Denon’s Point de lendemain (No Tomorrow), written in 1777, is the archetypal story of a one-night liaison, rightly recognised as a literary masterpiece. In just thirty or so pages, the narrative perfectly captures the libertine essence of the French eighteenth century. Summoned by Madame de T— to her country house, the young hero of Denon’s novella is taken on a tour of the grounds, only the beginning of a night that not only will be full of unanticipated delights, but will give rise to unforeseen, perhaps unanswerable, questions. With Point de lendemain, Denon celebrates the subtle seductions and the intense voluptés of vicomtes and marquises, set in rococo landscapes à la Watteau and lavish interiors worthy of Duc de Barry. Point de lendemain is as graceful as a painting by Fragonard and as sensuous as one of Boucher’s, as sharp and well-written as a Voltairian epigram.

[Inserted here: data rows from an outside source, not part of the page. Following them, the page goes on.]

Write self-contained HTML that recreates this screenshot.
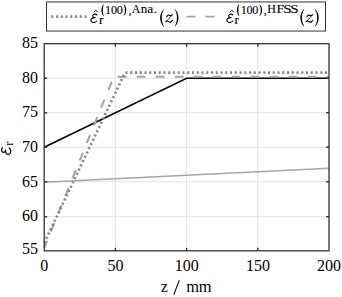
<!DOCTYPE html>
<html><head><meta charset="utf-8">
<style>
html,body{margin:0;padding:0;background:#fff;width:342px;height:297px;overflow:hidden}
svg{display:block}
text{font-family:"Liberation Serif",serif;fill:#000}
</style></head>
<body>
<svg width="342" height="297" viewBox="0 0 342 297">
<rect x="0" y="0" width="342" height="297" fill="#fff"/>
<g stroke="#e3e3e3" stroke-width="1" fill="none">
<line x1="115.40" y1="44.20" x2="115.40" y2="250.30"/>
<line x1="186.60" y1="44.20" x2="186.60" y2="250.30"/>
<line x1="257.80" y1="44.20" x2="257.80" y2="250.30"/>
<line x1="44.70" y1="216.73" x2="328.50" y2="216.73"/>
<line x1="44.70" y1="181.77" x2="328.50" y2="181.77"/>
<line x1="44.70" y1="147.25" x2="328.50" y2="147.25"/>
<line x1="44.70" y1="112.73" x2="328.50" y2="112.73"/>
<line x1="44.70" y1="78.22" x2="328.50" y2="78.22"/>
</g>
<polyline points="44.20,182.27 329.00,168.26" fill="none" stroke="#a6a6a6" stroke-width="1.4"/>
<polyline points="44.20,147.25 186.60,78.22 329.00,78.22" fill="none" stroke="#000" stroke-width="1.5"/>
<path d="M44.2,248 L113.70,76.80" fill="none" stroke="#a3a3a3" stroke-width="2" stroke-dasharray="8.8 10.25" stroke-dashoffset="1.0"/>
<path d="M113.70,76.80 L329,76.80" fill="none" stroke="#a3a3a3" stroke-width="2" stroke-dasharray="8.8 10.2" stroke-dashoffset="15.00"/>
<path d="M44.2,243.1 L125.00,72.60" fill="none" stroke="#858585" stroke-width="2.7" stroke-dasharray="2.0 2.72" stroke-dashoffset="-0.1"/>
<path d="M125.00,72.60 L329,72.60" fill="none" stroke="#858585" stroke-width="2.7" stroke-dasharray="2.0 2.75" stroke-dashoffset="4.25"/>
<rect x="44.20" y="43.70" width="284.80" height="207.10" fill="none" stroke="#333333" stroke-width="1.3"/>
<g stroke="#333333" stroke-width="1.4">
<line x1="115.40" y1="250.80" x2="115.40" y2="247.80"/>
<line x1="115.40" y1="43.70" x2="115.40" y2="46.70"/>
<line x1="186.60" y1="250.80" x2="186.60" y2="247.80"/>
<line x1="186.60" y1="43.70" x2="186.60" y2="46.70"/>
<line x1="257.80" y1="250.80" x2="257.80" y2="247.80"/>
<line x1="257.80" y1="43.70" x2="257.80" y2="46.70"/>
<line x1="44.20" y1="216.73" x2="47.20" y2="216.73"/>
<line x1="329.00" y1="216.73" x2="326.00" y2="216.73"/>
<line x1="44.20" y1="181.77" x2="47.20" y2="181.77"/>
<line x1="329.00" y1="181.77" x2="326.00" y2="181.77"/>
<line x1="44.20" y1="147.25" x2="47.20" y2="147.25"/>
<line x1="329.00" y1="147.25" x2="326.00" y2="147.25"/>
<line x1="44.20" y1="112.73" x2="47.20" y2="112.73"/>
<line x1="329.00" y1="112.73" x2="326.00" y2="112.73"/>
<line x1="44.20" y1="78.22" x2="47.20" y2="78.22"/>
<line x1="329.00" y1="78.22" x2="326.00" y2="78.22"/>
</g>
<text x="22.02 30.02" y="254.10" font-size="16.00">55</text>
<text x="22.01 30.01" y="220.98" font-size="16.00">60</text>
<text x="22.02 30.02" y="186.62" font-size="16.00">65</text>
<text x="22.01 30.01" y="151.95" font-size="16.00">70</text>
<text x="22.02 30.02" y="116.83" font-size="16.00">75</text>
<text x="22.01 30.01" y="82.72" font-size="16.00">80</text>
<text x="22.02 30.02" y="47.55" font-size="16.00">85</text>
<text x="44.30" y="271.20" font-size="16.00" text-anchor="middle">0</text>
<text x="115.50" y="271.20" font-size="16.00" text-anchor="middle">50</text>
<text x="186.70" y="271.20" font-size="16.00" text-anchor="middle">100</text>
<text x="257.90" y="271.20" font-size="16.00" text-anchor="middle">150</text>
<text x="329.10" y="271.20" font-size="16.00" text-anchor="middle">200</text>
<text x="160.87" y="292.20" font-size="16.00">z</text>
<text x="186.26 198.86" y="292.30" font-size="16.40">mm</text>
<line x1="173.8" y1="294.6" x2="179.3" y2="280.3" stroke="#000" stroke-width="1.05"/>
<path transform="translate(10.9,155.0) rotate(-90) scale(1.1) translate(-90.4,-22.6)" d="M96.9,14.9 C96.2,14.0 93.6,13.6 92.9,15.3 C92.4,16.6 93.5,17.6 95.1,17.7 M95.1,17.7 C92.2,17.5 90.6,18.9 90.9,20.5 C91.2,22.1 93.3,22.8 94.8,22.3 C95.7,22.0 96.3,21.6 96.8,21.0" fill="none" stroke="#000" stroke-width="1.1" stroke-linecap="round"/>
<g transform="translate(10.9,155.6) rotate(-90)">
<text x="9.9" y="2.3" font-size="12.8">r</text>
</g>
<rect x="46.5" y="1.95" width="279" height="29.1" fill="#fff" stroke="#333333" stroke-width="1.0"/>
<line x1="51.35" y1="16.6" x2="86.6" y2="16.6" stroke="#858585" stroke-width="2.6" stroke-dasharray="2.0 2.74"/>
<line x1="186.5" y1="16.6" x2="215" y2="16.6" stroke="#a3a3a3" stroke-width="1.9" stroke-dasharray="9 10"/>
<path transform="translate(0.00,0)" d="M96.9,14.9 C96.2,14.0 93.6,13.6 92.9,15.3 C92.4,16.6 93.5,17.6 95.1,17.7 M95.1,17.7 C92.2,17.5 90.6,18.9 90.9,20.5 C91.2,22.1 93.3,22.8 94.8,22.3 C95.7,22.0 96.3,21.6 96.8,21.0" fill="none" stroke="#000" stroke-width="1.15" stroke-linecap="round"/>
<path d="M93.80,12.2 L95.85,10.1 L97.90,12.2" fill="none" stroke="#000" stroke-width="0.95"/>
<text x="99.04" y="24.00" font-size="13.00" stroke="#000" stroke-width="0.15">r</text>
<path d="M103.50,4.20 C100.83,6.77 100.83,13.33 103.50,15.90 L103.85,15.65 C102.52,13.33 102.52,6.77 103.85,4.45 Z" fill="#000"/>
<text x="104.93" y="13.90" font-size="12.20" stroke="#000" stroke-width="0.10">1</text>
<text x="111.04" y="13.90" font-size="12.20" stroke="#000" stroke-width="0.10">0</text>
<text x="116.74" y="13.90" font-size="12.20" stroke="#000" stroke-width="0.10">0</text>
<path d="M123.90,4.20 C127.10,6.77 127.10,13.33 123.90,15.90 L123.55,15.65 C125.42,13.33 125.42,6.77 123.55,4.45 Z" fill="#000"/>
<text x="128.44" y="13.90" font-size="12.20" stroke="#000" stroke-width="0.10">,</text>
<text x="131.78" y="13.25" font-size="12.00" stroke="#000" stroke-width="0.10">A</text>
<text x="130.37" y="13.25" font-size="12.00" transform="scale(1.080,1)" stroke="#000" stroke-width="0.10">n</text>
<text x="131.54" y="13.25" font-size="12.00" transform="scale(1.120,1)" stroke="#000" stroke-width="0.10">a</text>
<text x="127.96" y="13.25" font-size="12.00" transform="scale(1.200,1)" stroke="#000" stroke-width="0.10">.</text>
<path d="M163.70,9.30 C159.03,13.06 159.03,22.64 163.70,26.40 L164.05,26.15 C161.05,22.64 161.05,13.06 164.05,9.55 Z" fill="#000"/>
<g transform="translate(0.00,0)" fill="none" stroke="#000" stroke-linecap="round">
<path d="M166.8,16.9 C167.3,15.3 168.5,14.8 169.5,15.4 C170.5,16.0 171.4,15.6 172.2,14.6" stroke-width="1.2"/>
<path d="M171.9,15.2 L165.9,22.0" stroke-width="0.85"/>
<path d="M166.1,21.5 C167.0,20.2 168.3,21.4 169.4,22.0 C170.6,22.6 171.8,21.7 172.4,20.3" stroke-width="1.2"/>
</g>
<path d="M175.00,9.30 C179.67,13.06 179.67,22.64 175.00,26.40 L174.65,26.15 C177.65,22.64 177.65,13.06 174.65,9.55 Z" fill="#000"/>
<path transform="translate(135.90,0)" d="M96.9,14.9 C96.2,14.0 93.6,13.6 92.9,15.3 C92.4,16.6 93.5,17.6 95.1,17.7 M95.1,17.7 C92.2,17.5 90.6,18.9 90.9,20.5 C91.2,22.1 93.3,22.8 94.8,22.3 C95.7,22.0 96.3,21.6 96.8,21.0" fill="none" stroke="#000" stroke-width="1.15" stroke-linecap="round"/>
<path d="M229.70,12.2 L231.75,10.1 L233.80,12.2" fill="none" stroke="#000" stroke-width="0.95"/>
<text x="234.44" y="24.00" font-size="13.00" stroke="#000" stroke-width="0.15">r</text>
<path d="M239.00,4.20 C236.33,6.77 236.33,13.33 239.00,15.90 L239.35,15.65 C238.02,13.33 238.02,6.77 239.35,4.45 Z" fill="#000"/>
<text x="240.73" y="13.90" font-size="12.20" stroke="#000" stroke-width="0.10">1</text>
<text x="246.54" y="13.90" font-size="12.20" stroke="#000" stroke-width="0.10">0</text>
<text x="252.24" y="13.90" font-size="12.20" stroke="#000" stroke-width="0.10">0</text>
<path d="M259.70,4.20 C262.90,6.77 262.90,13.33 259.70,15.90 L259.35,15.65 C261.22,13.33 261.22,6.77 259.35,4.45 Z" fill="#000"/>
<text x="263.84" y="13.90" font-size="12.20" stroke="#000" stroke-width="0.10">,</text>
<text x="267.15" y="13.25" font-size="12.00" stroke="#000" stroke-width="0.10">H</text>
<text x="240.44" y="13.25" font-size="12.00" transform="scale(1.150,1)" stroke="#000" stroke-width="0.10">F</text>
<text x="226.64" y="13.25" font-size="12.00" transform="scale(1.250,1)" stroke="#000" stroke-width="0.10">S</text>
<text x="232.24" y="13.25" font-size="12.00" transform="scale(1.250,1)" stroke="#000" stroke-width="0.10">S</text>
<path d="M303.90,9.30 C299.23,13.06 299.23,22.64 303.90,26.40 L304.25,26.15 C301.25,22.64 301.25,13.06 304.25,9.55 Z" fill="#000"/>
<g transform="translate(140.20,0)" fill="none" stroke="#000" stroke-linecap="round">
<path d="M166.8,16.9 C167.3,15.3 168.5,14.8 169.5,15.4 C170.5,16.0 171.4,15.6 172.2,14.6" stroke-width="1.2"/>
<path d="M171.9,15.2 L165.9,22.0" stroke-width="0.85"/>
<path d="M166.1,21.5 C167.0,20.2 168.3,21.4 169.4,22.0 C170.6,22.6 171.8,21.7 172.4,20.3" stroke-width="1.2"/>
</g>
<path d="M315.20,9.30 C319.87,13.06 319.87,22.64 315.20,26.40 L314.85,26.15 C317.85,22.64 317.85,13.06 314.85,9.55 Z" fill="#000"/>
</svg>
</body></html>
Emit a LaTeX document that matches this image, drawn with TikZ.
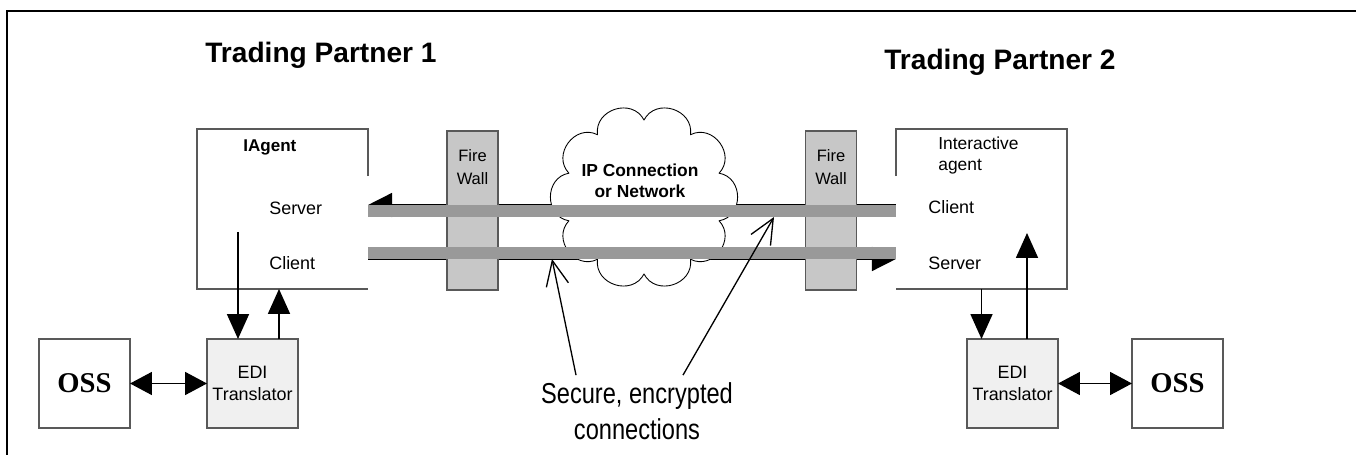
\documentclass[tikz,border=0pt]{standalone}
\usepackage{fontspec}
\setmainfont{Liberation Sans}
\newfontfamily\ossfont{Liberation Serif}
\newfontfamily\narrowfont[FakeStretch=0.82]{Liberation Sans}
\usepackage{tikz}
\usetikzlibrary{arrows.meta, calc, positioning}
\definecolor{boxline}{gray}{0.35}
\definecolor{wallgray}{gray}{0.78}
\definecolor{pipegray}{gray}{0.6}
\definecolor{edifill}{gray}{0.94}
\tikzset{
  frameline/.style  = {draw=black, line width=0.85pt},
  agentbox/.style   = {rectangle, minimum width=3.42cm, minimum height=3.2cm,
                       inner sep=0pt, outer sep=0pt},
  agentedge/.style  = {draw=boxline, line width=0.6pt},
  wallbox/.style    = {rectangle, draw=boxline, fill=wallgray, line width=0.6pt,
                       minimum width=1.02cm, minimum height=3.18cm, inner sep=0pt},
  walltext/.style   = {align=center, inner sep=0pt,
                       font=\fontsize{9.4}{13}\selectfont},
  netcloud/.style   = {draw=black, fill=white, line width=0.5pt, line join=round},
  puff/.style       = {bend left=80, looseness=1.35},
  nettext/.style    = {align=center, inner sep=0pt,
                       font=\bfseries\fontsize{9.9}{12}\selectfont},
  pipeslot/.style   = {rectangle, minimum width=10.56cm, minimum height=0.24cm,
                       inner sep=0pt, outer sep=0pt},
  pipe/.style       = {fill=pipegray},
  edibox/.style     = {rectangle, draw=boxline, fill=edifill, line width=0.6pt,
                       minimum width=1.82cm, minimum height=1.78cm, inner sep=0pt,
                       outer sep=0pt, align=center,
                       font=\fontsize{10.2}{12.6}\selectfont},
  ossbox/.style     = {rectangle, draw=boxline, fill=white, line width=0.6pt,
                       minimum width=1.82cm, minimum height=1.78cm, inner sep=0pt,
                       outer sep=0pt, font=\ossfont\bfseries\fontsize{16.3}{18}\selectfont},
  flow/.style       = {draw=black, line width=1pt,
                       -{Triangle[length=0.5cm, width=0.44cm]}},
  flowboth/.style   = {draw=black, line width=1pt,
                       {Triangle[length=0.44cm, width=0.46cm]}-{Triangle[length=0.44cm, width=0.46cm]}},
  pipeflow/.style   = {draw=black, line width=0.85pt,
                       -{Triangle[length=0.48cm, width=0.48cm]}},
  pointer/.style    = {draw=black, line width=0.75pt,
                       -{Straight Barb[length=0.5cm, width=0.45cm]}},
  titletext/.style  = {anchor=base west, inner sep=0pt,
                       font=\bfseries\fontsize{16}{19}\selectfont},
  headtext/.style   = {anchor=base west, inner sep=0pt,
                       font=\bfseries\fontsize{9.7}{12}\selectfont},
  porttext/.style   = {anchor=base west, inner sep=0pt,
                       font=\fontsize{10.2}{12}\selectfont},
  securetext/.style = {align=center, inner sep=4pt,
                       font=\narrowfont\fontsize{16.4}{20.4}\selectfont},
}

\begin{document}
\begin{tikzpicture}[x=0.02cm, y=-0.02cm]
  \useasboundingbox (0,0) rectangle (1356,455);
  \draw[frameline] (7,455) -- (7,11) -- (1356,11);

  \node[titletext] (tp1) at (205,63) {Trading Partner 1};
  \node[titletext] (tp2) at (884,70) {Trading Partner 2};

  % slots for the two links, filled after the walls and the cloud
  \node[pipeslot] (pipeTop) at (632,211) {};
  \node[pipeslot] (pipeBot) at (632,253) {};
  \draw[pipeflow] (pipeTop.north east) -- (pipeTop.north west);
  \draw[pipeflow] (pipeBot.south west) -- (pipeBot.south east);

  \node[wallbox] (fwL) at (472.5,210.5) {};
  \node[wallbox] (fwR) at (831,210.5) {};
  \node[walltext, below=0.38cm of fwL.north] (fwLtxt) {Fire\\Wall};
  \node[walltext, below=0.38cm of fwR.north] (fwRtxt) {Fire\\Wall};

  % the network cloud
  \draw[netcloud] (644,120) to[puff] (690.5,134.7) to[puff] (719.1,173.2)
    to[puff] (719.1,220.8) to[puff] (690.5,259.3) to[puff] (644,274)
    to[puff] (597.5,259.3) to[puff] (568.9,220.8) to[puff] (568.9,173.2)
    to[puff] (597.5,134.7) to[puff] (644,120) -- cycle;
  \node[nettext] (net) at (640,181) {IP Connection\\or Network};

  \fill[pipe] (pipeTop.south west) rectangle (pipeTop.north east);
  \fill[pipe] (pipeBot.south west) rectangle (pipeBot.north east);

  % partner 1
  \node[agentbox] (agentL) at (282.5,209) {};
  \draw[agentedge] ($(agentL.north east)+(0,47)$) -- (agentL.north east)
    -- (agentL.north west) -- (agentL.south west) -- (agentL.south east);
  \node[headtext] (iaL) at (243,152) {IAgent};
  \node[porttext] (srvLtxt) at (269,215) {Server};
  \node[porttext] (cliLtxt) at (269,270) {Client};
  \node[edibox] (ediL) at (252.5,383.5) {EDI\\Translator};
  \node[ossbox] (ossL) at (84.5,383.5) {OSS};
  \coordinate (srvL) at (238,232);
  \draw[flow] (srvL) -- (srvL |- ediL.north);
  \draw[flow] ([xshift=0.53cm]ediL.north) -- ([xshift=0.53cm]ediL.north |- agentL.south);
  \draw[flowboth] (ossL) -- (ediL);

  % partner 2
  \node[agentbox] (agentR) at (981.5,209) {};
  \draw[agentedge] ($(agentR.north west)+(0,47)$) -- (agentR.north west)
    -- (agentR.north east) -- (agentR.south east) -- (agentR.south west);
  \node[porttext, anchor=north west, align=left, font=\fontsize{9.9}{11.9}\selectfont]
    (iaR) at (938,137) {Interactive\\agent};
  \node[porttext] (cliRtxt) at (928,214) {Client};
  \node[porttext] (srvRtxt) at (928,270) {Server};
  \node[edibox] (ediR) at (1012.5,383.5) {EDI\\Translator};
  \node[ossbox] (ossR) at (1177.5,383.5) {OSS};
  \coordinate (cliR) at (1027,233);
  \draw[flow] (agentR.south) -- (agentR.south |- ediR.north);
  \draw[flow] (cliR |- ediR.north) -- (cliR);
  \draw[flowboth] (ediR) -- (ossR);

  % callout
  \node[securetext] (secure) at (637,411) {Secure, encrypted\\connections};
  \coordinate (encBot) at (552,259);
  \coordinate (encTop) at (774,217);
  \draw[pointer] ([xshift=-1.22cm]secure.north) -- (encBot);
  \draw[pointer] ([xshift=0.92cm]secure.north) -- (encTop);
\end{tikzpicture}
\end{document}
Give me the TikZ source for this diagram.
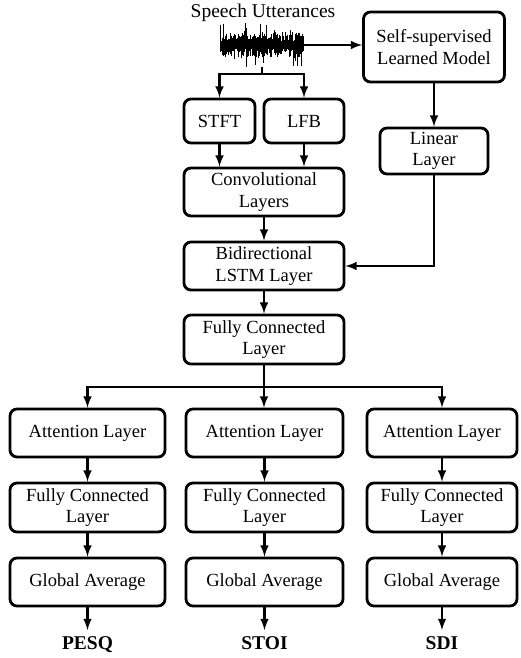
\documentclass[tikz,border=0pt]{standalone}
\usepackage{fontspec}
\setmainfont{Liberation Serif}
\usepackage{tikz}
\usetikzlibrary{positioning}

\begin{document}
\begin{tikzpicture}
    [
    x=1pt, y=-1pt,
    block/.style={rectangle,draw,rounded corners=7pt,line width=2.8pt,align=center,inner sep=0pt,
      font=\fontsize{18.5}{21.5}\selectfont},
    conn/.style={line width=2.8pt},
    metric/.style={anchor=north,inner sep=6pt,font=\fontsize{19.5}{22}\selectfont\bfseries}
    ]
    \useasboundingbox (0,0) rectangle (520,658);

    \node (title) at (263,18) [anchor=base, inner sep=0pt, font=\fontsize{19.5}{22}\selectfont] {Speech Utterances};
    \node (wave) at (262,45) [inner sep=0pt, minimum width=84pt, minimum height=44pt] {};
    \pgfmathsetseed{11}
    \foreach \i in {0,...,104} {
      \pgfmathsetmacro{\wx}{220.5+0.8*\i}
      \pgfmathsetmacro{\wup}{4+9*rnd+10*(rnd>0.86)}
      \pgfmathsetmacro{\wdn}{4+9*rnd+9*(rnd>0.88)}
      \draw [line width=0.9pt] (\wx,45-\wup) -- (\wx,45+\wdn);
    }

    \node (ssl) at (434,47) [block, minimum width=141pt, minimum height=70pt] {Self-supervised\\Learned Model};
    \node (stft) at (219.5,121) [block, minimum width=71pt, minimum height=44pt] {STFT};
    \node (lfb) at (304,121) [block, minimum width=80pt, minimum height=44pt] {LFB};
    \node (linear) at (434,151) [block, minimum width=108pt, minimum height=46pt] {Linear\\Layer};
    \node (conv) at (264,192) [block, minimum width=160pt, minimum height=48pt] {Convolutional\\Layers};
    \node (bilstm) at (264,266) [block, minimum width=160pt, minimum height=48pt] {Bidirectional\\LSTM Layer};
    \node (fc) at (264,339.5) [block, minimum width=160pt, minimum height=49pt] {Fully Connected\\Layer};

    \node (att1) at (87.5,433) [block, minimum width=155pt, minimum height=48pt] {Attention Layer};
    \node (att2) at (264.5,433) [block, minimum width=157pt, minimum height=48pt] {Attention Layer};
    \node (att3) at (442,433) [block, minimum width=150pt, minimum height=48pt] {Attention Layer};
    \node (fc1) at (87.5,507.5) [block, minimum width=155pt, minimum height=49pt] {Fully Connected\\Layer};
    \node (fc2) at (264.5,507.5) [block, minimum width=157pt, minimum height=49pt] {Fully Connected\\Layer};
    \node (fc3) at (442,507.5) [block, minimum width=150pt, minimum height=49pt] {Fully Connected\\Layer};
    \node (ga1) at (87.5,582) [block, minimum width=155pt, minimum height=48pt] {Global Average};
    \node (ga2) at (264.5,582) [block, minimum width=157pt, minimum height=48pt] {Global Average};
    \node (ga3) at (442,582) [block, minimum width=150pt, minimum height=48pt] {Global Average};
    \node (pesq) at (87.5,630) [metric] {PESQ};
    \node (stoi) at (264.5,630) [metric] {STOI};
    \node (sdi) at (442,630) [metric] {SDI};

    \coordinate (split1) at (262,74);
    \coordinate (split2) at (264,387);

    \draw [conn, -latex] (wave.east) -- (ssl.west |- wave.east);
    \draw [conn] (wave.south) -- (split1);
    \draw [conn, -latex] (split1) -| (stft);
    \draw [conn, -latex] (split1) -| (lfb);
    \draw [conn, -latex] (stft) -- (conv.north -| stft);
    \draw [conn, -latex] (lfb) -- (conv.north -| lfb);
    \draw [conn, -latex] (ssl) -- (linear);
    \draw [conn, -latex] (linear) |- (bilstm);
    \draw [conn, -latex] (conv) -- (bilstm);
    \draw [conn, -latex] (bilstm) -- (fc);
    \draw [conn] (fc) -- (split2);
    \draw [conn, -latex] (split2) -| (att1);
    \draw [conn, -latex] (split2) -- (att2.north -| split2);
    \draw [conn, -latex] (split2) -| (att3);
    \draw [conn, -latex] (att1) -- (fc1);
    \draw [conn, -latex] (att2) -- (fc2);
    \draw [conn, -latex] (att3) -- (fc3);
    \draw [conn, -latex] (fc1) -- (ga1);
    \draw [conn, -latex] (fc2) -- (ga2);
    \draw [conn, -latex] (fc3) -- (ga3);
    \draw [conn, -latex] (ga1) -- (pesq);
    \draw [conn, -latex] (ga2) -- (stoi);
    \draw [conn, -latex] (ga3) -- (sdi);
\end{tikzpicture}
\end{document}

Its author, Dominique Vivant, Baron Denon (1747–1825) was a man of many talents – artist, writer, diplomat, author and archaeologist. He was appointed as the first director of the Louvre museum by Napoleon after the Egyptian campaign of 1798–1801, and is commemorated in the Denon Wing of the modern museum and in the Dominique-Vivant Denon Research Center. His two-volume Voyage dans la basse et la haute Egypte (Journey in Lower and Upper Egypt) of 1802 was in many ways the foundation of modern Egyptology.
The Calbet-illustrated Point de lendemain was published by Éditions de la Mappemonde in a limited numbered edition of 790 copies. It includes an extended literary and historic introduction by Fernand Fleuret. There is an excellent English translation of No Tomorrow by Lydia Davis, which was published in 2009 by New York Review Books.